The current craze for pointless economic self-destruction means that this place, St Stephens, is to all intents and purposes closed and the doors locked. Sure you can shop at Tesco but to get into that place involves going right around the block, along some deserted back streets until you get here (the back door, I suppose, yes, you could start here but it's my story and I'm telling it) and then through the underground car park beyond those steps and up an escalator, finally passing through a maze of barriers all intended to treat  you like sheep herded for a fleecing. 

As you can see the madness continues, shows no sign of abating and folk like it, they're loving it. Some even applaud their captivity each Thursday and deplore, report, snitch, dob any infringement of the recently revised house arrest legislation and indeed any heresy of not applauding the newly installed tutelary deity: The NHS (may it be preserved). So many lovely lives saved.
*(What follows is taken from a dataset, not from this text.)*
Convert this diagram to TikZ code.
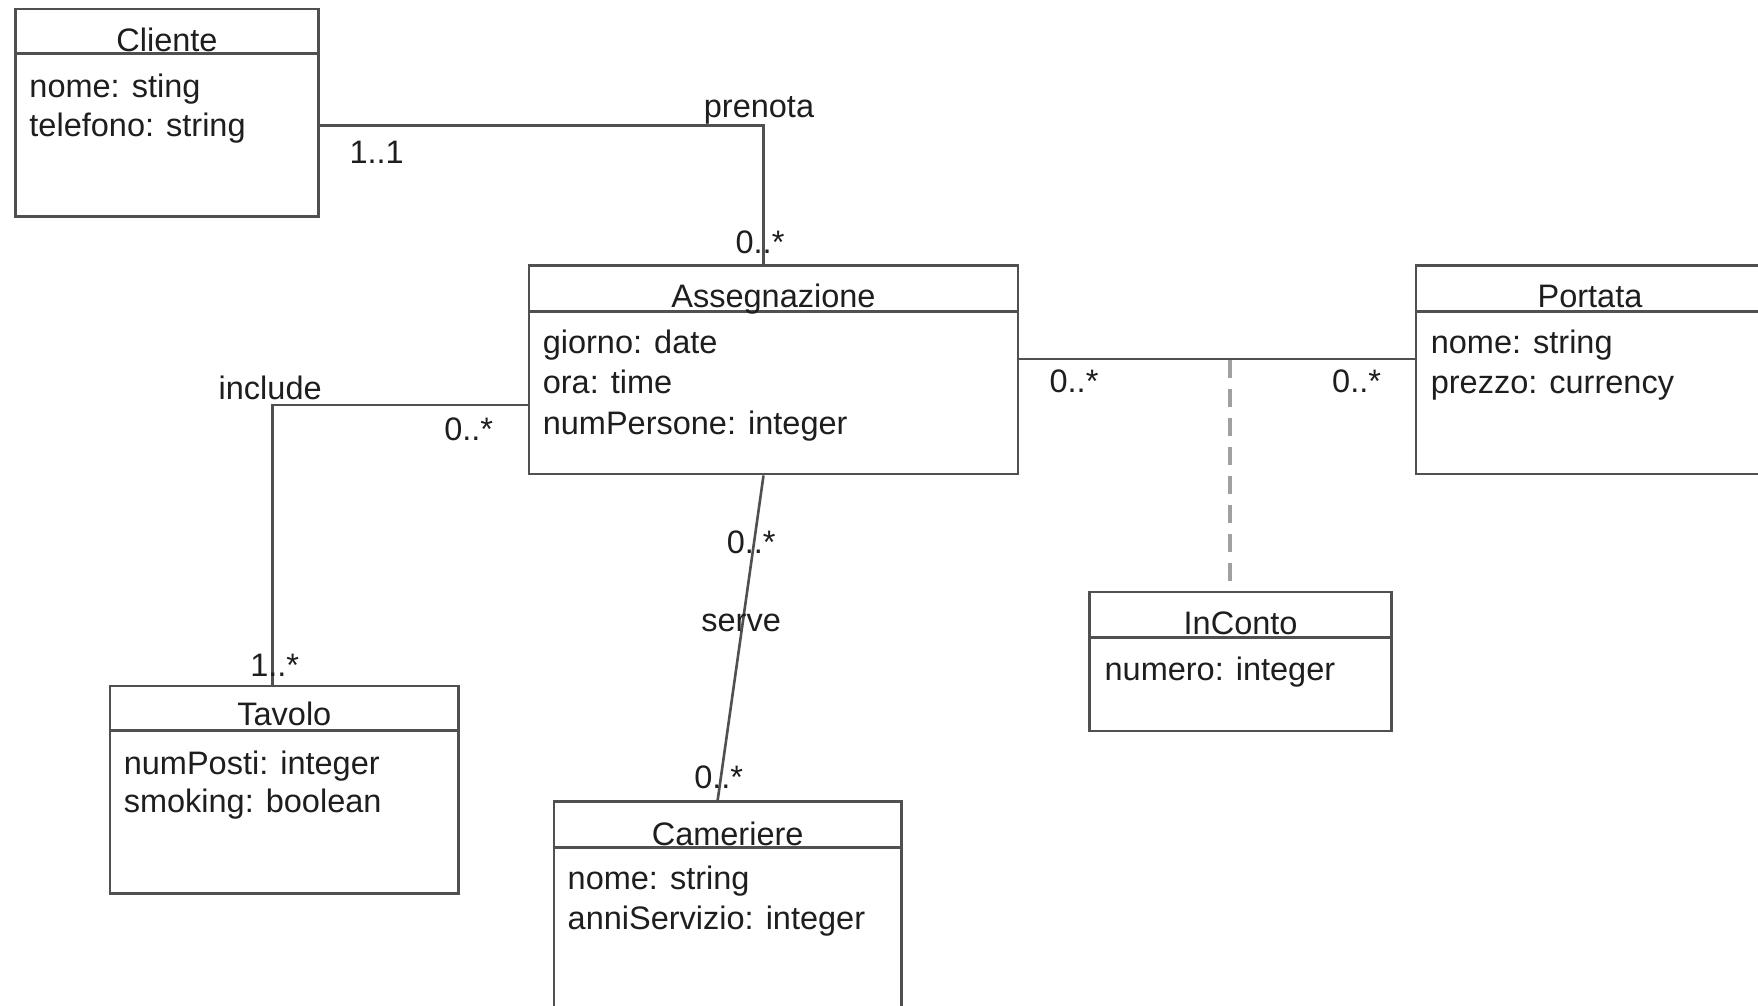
\documentclass[tikz,border=0pt]{standalone}
\usepackage{fontspec}
\setmainfont{Liberation Sans}
\usetikzlibrary{calc}
\definecolor{linegray}{HTML}{505050}
\definecolor{dashgray}{HTML}{A0A0A0}
\definecolor{txt}{HTML}{1E1E1E}
\begin{document}
\begin{tikzpicture}[x=1pt,y=-1pt,
  every node/.style={text=txt, font=\fontsize{32.5}{39}\selectfont},
  umlbox/.style={draw=linegray, line width=2.8pt, inner sep=0pt},
  sep/.style={draw=linegray, line width=2.8pt},
  conn/.style={draw=linegray, line width=2.6pt},
  dconn/.style={draw=dashgray, line width=4pt, dash pattern=on 18pt off 11pt},
  ttl/.style={anchor=base, inner sep=0pt},
  attr/.style={anchor=base west, inner sep=0pt},
  lbl/.style={inner sep=0pt}]
\useasboundingbox (0,0) rectangle (1758,1006);
\clip (0,0) rectangle (1758,1006);
\fill[white] (0,0) rectangle (1758,1006);

% ---- Cliente
\node[umlbox, minimum width=302.7pt, minimum height=207.4pt] (cliente) at (167,112.7) {};
\draw[sep] ([yshift=-46pt]cliente.north west) -- ([yshift=-46pt]cliente.north east);
\node[ttl] (cliente-t) at ([yshift=-43.5pt]cliente.north) {Cliente};
\node[attr] (cliente-a1) at ([shift={(15pt,-89.5pt)}]cliente.north west) {nome: sting};
\node[attr] (cliente-a2) at ([shift={(15pt,-129pt)}]cliente.north west) {telefono: string};

% ---- Assegnazione
\node[umlbox, minimum width=489pt, minimum height=208.3pt] (asse) at (773.5,369.9) {};
\draw[sep] ([yshift=-47pt]asse.north west) -- ([yshift=-47pt]asse.north east);
\node[ttl] (asse-t) at ([yshift=-43.5pt]asse.north) {Assegnazione};
\node[attr] (asse-a1) at ([shift={(15pt,-89.5pt)}]asse.north west) {giorno: date};
\node[attr] (asse-a2) at ([shift={(15pt,-129pt)}]asse.north west) {ora: time};
\node[attr] (asse-a3) at ([shift={(15pt,-170pt)}]asse.north west) {numPersone: integer};

% ---- Tavolo
\node[umlbox, minimum width=348.6pt, minimum height=207.6pt] (tavolo) at (284.3,789.8) {};
\draw[sep] ([yshift=-46pt]tavolo.north west) -- ([yshift=-46pt]tavolo.north east);
\node[ttl] (tavolo-t) at ([yshift=-41pt]tavolo.north) {Tavolo};
\node[attr] (tavolo-a1) at ([shift={(15pt,-89.5pt)}]tavolo.north west) {numPosti: integer};
\node[attr] (tavolo-a2) at ([shift={(15pt,-128pt)}]tavolo.north west) {smoking: boolean};

% ---- Cameriere
\node[umlbox, minimum width=347.5pt, minimum height=208pt] (cam) at (727.65,905.7) {};
\draw[sep] ([yshift=-47pt]cam.north west) -- ([yshift=-47pt]cam.north east);
\node[ttl] (cam-t) at ([yshift=-45pt]cam.north) {Cameriere};
\node[attr] (cam-a1) at ([shift={(15pt,-89.5pt)}]cam.north west) {nome: string};
\node[attr] (cam-a2) at ([shift={(15pt,-129pt)}]cam.north west) {anniServizio: integer};

% ---- Portata
\node[umlbox, minimum width=348pt, minimum height=208.3pt] (portata) at (1590,369.9) {};
\draw[sep] ([yshift=-47pt]portata.north west) -- ([yshift=-47pt]portata.north east);
\node[ttl] (portata-t) at ([yshift=-43.5pt]portata.north) {Portata};
\node[attr] (portata-a1) at ([shift={(16pt,-89.5pt)}]portata.north west) {nome: string};
\node[attr] (portata-a2) at ([shift={(16pt,-129pt)}]portata.north west) {prezzo: currency};

% ---- InConto
\node[umlbox, minimum width=301.6pt, minimum height=139pt] (inconto) at (1240.6,661.5) {};
\draw[sep] ([yshift=-47pt]inconto.north west) -- ([yshift=-47pt]inconto.north east);
\node[ttl] (inconto-t) at ([yshift=-43.5pt]inconto.north) {InConto};
\node[attr] (inconto-a1) at ([shift={(16pt,-89.5pt)}]inconto.north west) {numero: integer};

% ---- connectors
\draw[conn] ([yshift=-12.9pt]cliente.east) -| ([xshift=-10pt]asse.north);
\draw[conn] ([yshift=-34.9pt]asse.west) -| ([xshift=-11.9pt]tavolo.north);
\draw[conn] ([xshift=-10pt]asse.south) -- ([xshift=-10pt]cam.north);
\draw[conn] ([yshift=11.1pt]asse.east) -- ([yshift=11.1pt]portata.west);
\coordinate (assoc) at (1230,360);
\draw[dconn] (assoc) -- ([xshift=-10.6pt,yshift=7pt]inconto.north);

% ---- labels
\node[lbl] (l-prenota) at (759,110) {prenota};
\node[lbl] (m-cli) at (376.7,152.5) {1..1};
\node[lbl] (m-asse1) at (760,242) {0..*};
\node[lbl] (l-include) at (270.2,388) {include};
\node[lbl] (m-asse2) at (468.7,429.4) {0..*};
\node[lbl] (m-tav) at (274.7,664.9) {1..*};
\node[lbl] (l-serve) at (741.1,623.4) {serve};
\node[lbl] (m-asse3) at (751.2,542.7) {0..*};
\node[lbl] (m-cam) at (718.7,777) {0..*};
\node[lbl] (m-asse4) at (1074,381) {0..*};
\node[lbl] (m-port) at (1356.6,381) {0..*};
\end{tikzpicture}
\end{document}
The weekend in black and white is here.

Thursday, 23 April 2020

Alone, alone, all, all alone

 
Alone, alone, all, all alone,
Alone on a wide wide sea!
And never a saint took pity on
My soul in agony.

The many men, so beautiful!
And they all dead did lie:
And a thousand thousand slimy things
Lived on; and so did I. 
 
Cheery greetings from the grey-bearded loon lost in the deserted city of culture with only Coleridge for company.

Sunday, 19 April 2020

A kesterell for a knafe

There are people (usually but not always male, of a solitary disposition and thankfully limited in number) who get pleasure from taking a bird and tying leather straps to it and making it perform tricks in return for bechins of chicken. Their pastime (I almost said hobby but this is no place for puns) has been described (among other things) as expensive, time-consuming, and useless. There are other people (also funnily enough usually male) who enjoy (though they deny it, of course they deny it) tying down a whole population and limiting their freedom and in return for conformity they grant tidbits of shopping and a snippet of exercise. Their pleasure is also expensive, time-consuming, and useless. And well, there are it seems far, far more people who enjoy being tied down (figuratively, it's not that kind of blog post, though à chacun son gout), who take paid leave on 80% wage and applaud their captors for taking care of them. Their furlough is even more expensive, time-consuming, and useless. I wonder what they will do when their hoods are removed, the jesses loosened and creances dropped; probably yawn, squawk and fall off their perches with hunger.

The poor creature above is a kestrel on display at Cottingham Show back in 2011.